:: DATA EXTRACT ::

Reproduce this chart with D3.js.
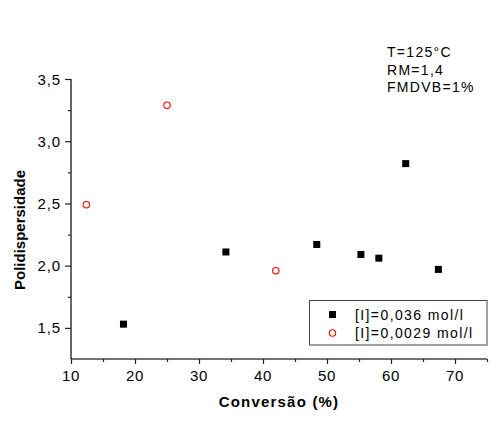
<!DOCTYPE html>
<html><head><meta charset="utf-8">
<script src="https://cdn.jsdelivr.net/npm/d3@7"></script>
<style>body{margin:0;background:#fff}svg{display:block}text{font-family:"Liberation Sans",Arial,sans-serif;fill:#000}</style>
</head><body><svg id="c" width="490" height="423"></svg>
<script>
const seriesNames = ["[I]=0,036 mol/l", "[I]=0,0029 mol/l"];
const conv036 = [18.2, 34.2, 48.4, 55.3, 58.1, 62.3, 67.4];
const pd036   = [1.53, 2.11, 2.17, 2.09, 2.06, 2.82, 1.97];
const conv0029 = [12.4, 25.0, 42.0];
const pd0029   = [2.49, 3.29, 1.96];
const xTicks = [10, 20, 30, 40, 50, 60, 70];
const yTicks = [1.5, 2.0, 2.5, 3.0, 3.5];
const notes = ["T=125°C", "RM=1,4", "FMDVB=1%"];

const svg = d3.select("#c");
const x = d3.scaleLinear().domain([10, 75]).range([71, 487]);
const y = d3.scaleLinear().domain([1.25, 3.5]).range([359, 79]);
const fmt = d => d3.format(".1f")(d).replace(".", ",");

// x axis
const gx = svg.append("g").attr("transform", "translate(0,359)");
gx.call(d3.axisBottom(x).tickValues(d3.range(10, 76, 5)).tickSize(3).tickFormat(""));
gx.call(g => g.selectAll(".tick line").attr("stroke", "#222").attr("stroke-width", 1.2).attr("y2", d => d % 10 === 0 ? 5 : 3));
gx.select(".domain").attr("stroke", "#444").attr("stroke-width", 1.6).attr("d", "M71,0H487");
gx.selectAll(".tick text").remove();
svg.append("g").selectAll("text").data(xTicks).join("text")
  .attr("x", d => x(d)).attr("y", 381).attr("text-anchor", "middle")
  .attr("font-size", 15).attr("letter-spacing", 0.6).attr("fill", "#111").text(d => d);

// y axis
const gy = svg.append("g").attr("transform", "translate(71,0)");
gy.call(d3.axisLeft(y).tickValues(d3.range(1.5, 3.51, 0.25)).tickSize(6).tickFormat(""));
gy.call(g => g.selectAll(".tick line").attr("stroke", "#222").attr("stroke-width", 1.2).attr("x2", d => Math.abs(d*2 - Math.round(d*2)) < 1e-6 ? -6 : -3));
gy.select(".domain").attr("stroke", "#000").attr("stroke-width", 1.2).attr("d", "M0,79V359");
svg.append("g").selectAll("text").data(yTicks).join("text")
  .attr("x", 61).attr("y", d => y(d) + 5.5).attr("text-anchor", "end")
  .attr("font-size", 15).attr("letter-spacing", 0.9).attr("fill", "#111").text(fmt);

// titles
svg.append("text").attr("x", 279).attr("y", 407).attr("text-anchor", "middle")
  .attr("font-size", 15).attr("font-weight", "bold").attr("letter-spacing", 1.2).text("Conversão (%)");
svg.append("text").attr("transform", "translate(25,230) rotate(-90)").attr("text-anchor", "middle")
  .attr("font-size", 15).attr("font-weight", "bold").text("Polidispersidade");

// data
const d036 = conv036.map((c, i) => [c, pd036[i]]);
const d0029 = conv0029.map((c, i) => [c, pd0029[i]]);
svg.append("g").selectAll("rect").data(d036).join("rect")
  .attr("x", d => x(d[0]) - 3.5).attr("y", d => y(d[1]) - 3.5).attr("width", 7).attr("height", 7).attr("fill", "#000");
svg.append("g").selectAll("circle").data(d0029).join("circle")
  .attr("cx", d => x(d[0])).attr("cy", d => y(d[1])).attr("r", 3.2)
  .attr("fill", "none").attr("stroke", "#f00").attr("stroke-width", 1.1);

// annotation
svg.append("g").selectAll("text").data(notes).join("text")
  .attr("x", 387).attr("y", (d, i) => 57 + i * 17.5)
  .attr("font-size", 14).attr("letter-spacing", 1.3).text(d => d);

// legend
const lg = svg.append("g");
lg.append("rect").attr("x", 309.5).attr("y", 300.5).attr("width", 177.5).attr("height", 44.5)
  .attr("fill", "#fff").attr("stroke", "#444").attr("stroke-width", 1);
lg.append("rect").attr("x", 329).attr("y", 311).attr("width", 7).attr("height", 7).attr("fill", "#000");
lg.append("circle").attr("cx", 332.5).attr("cy", 333).attr("r", 3.2).attr("fill", "none").attr("stroke", "#f00").attr("stroke-width", 1.1);
lg.selectAll("text.l").data(seriesNames).join("text").attr("class", "l")
  .attr("x", 355).attr("y", (d, i) => 319.5 + i * 18.5)
  .attr("font-size", 14).attr("letter-spacing", 1.4).text(d => d);
</script></body></html>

:::

Skip the pictures and restate exactly the lines from the beginning of the listing to the line with "const fmt = d", that line included.

▶ CORRECT RESULT
Reproduce this chart with D3.js.
<!DOCTYPE html>
<html><head><meta charset="utf-8">
<script src="https://cdn.jsdelivr.net/npm/d3@7"></script>
<style>body{margin:0;background:#fff}svg{display:block}text{font-family:"Liberation Sans",Arial,sans-serif;fill:#000}</style>
</head><body><svg id="c" width="490" height="423"></svg>
<script>
const seriesNames = ["[I]=0,036 mol/l", "[I]=0,0029 mol/l"];
const conv036 = [18.2, 34.2, 48.4, 55.3, 58.1, 62.3, 67.4];
const pd036   = [1.53, 2.11, 2.17, 2.09, 2.06, 2.82, 1.97];
const conv0029 = [12.4, 25.0, 42.0];
const pd0029   = [2.49, 3.29, 1.96];
const xTicks = [10, 20, 30, 40, 50, 60, 70];
const yTicks = [1.5, 2.0, 2.5, 3.0, 3.5];
const notes = ["T=125°C", "RM=1,4", "FMDVB=1%"];

const svg = d3.select("#c");
const x = d3.scaleLinear().domain([10, 75]).range([71, 487]);
const y = d3.scaleLinear().domain([1.25, 3.5]).range([359, 79]);
const fmt = d => d3.format(".1f")(d).replace(".", ",");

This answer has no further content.